Let’s say, however, that using a fake crisis to declare a real emergency is indeed beyond the pale and an abuse of authority. Are all abuses of authority to be treated as the same? Is finding $5 billion in the Pentagon’s operating budget to build fencing along a border that already has hundreds of miles of fencing the same, morally speaking, as interning 125,000 American citizens during wartime? Is it even the same as the travel ban, a revised version of which was upheld narrowly by the Supreme Court? The questions answer themselves.

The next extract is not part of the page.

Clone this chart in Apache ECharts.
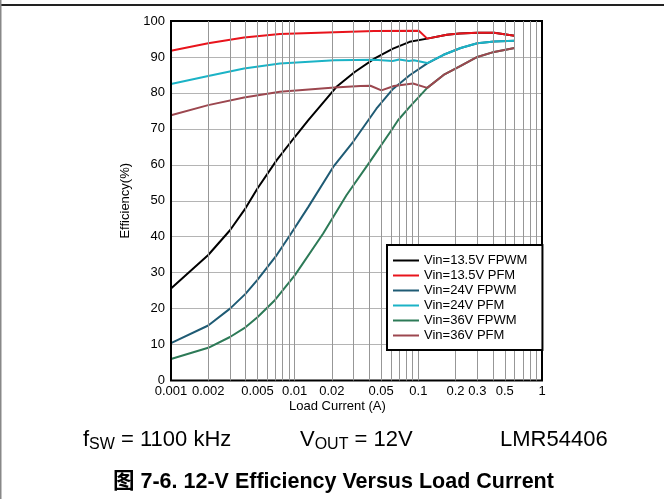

Trump’s possible emergency declaration is no existential threat to our democracy. It will face legal challenges, and congressional ones. It will either be upheld, or not—and unless the president then somehow finds a way to circumvent all of that, the controversy will play out within the rule of law. Democracy won’t die; we won’t be one step closer to tyranny. We will be left where we have been for two years, with a president who continues to push the boundaries of what is acceptable and legal yet finds that the space for actual action is far more constrained than he would like.

We will be left, too, with a democracy that has broken down far more in the past than now but that has managed to survive. And we will, sooner or later, need to confront the fact that our collective hyperbole about the present is as much a threat to our well-being as anything anyone is actually doing. Yes, even Donald Trump.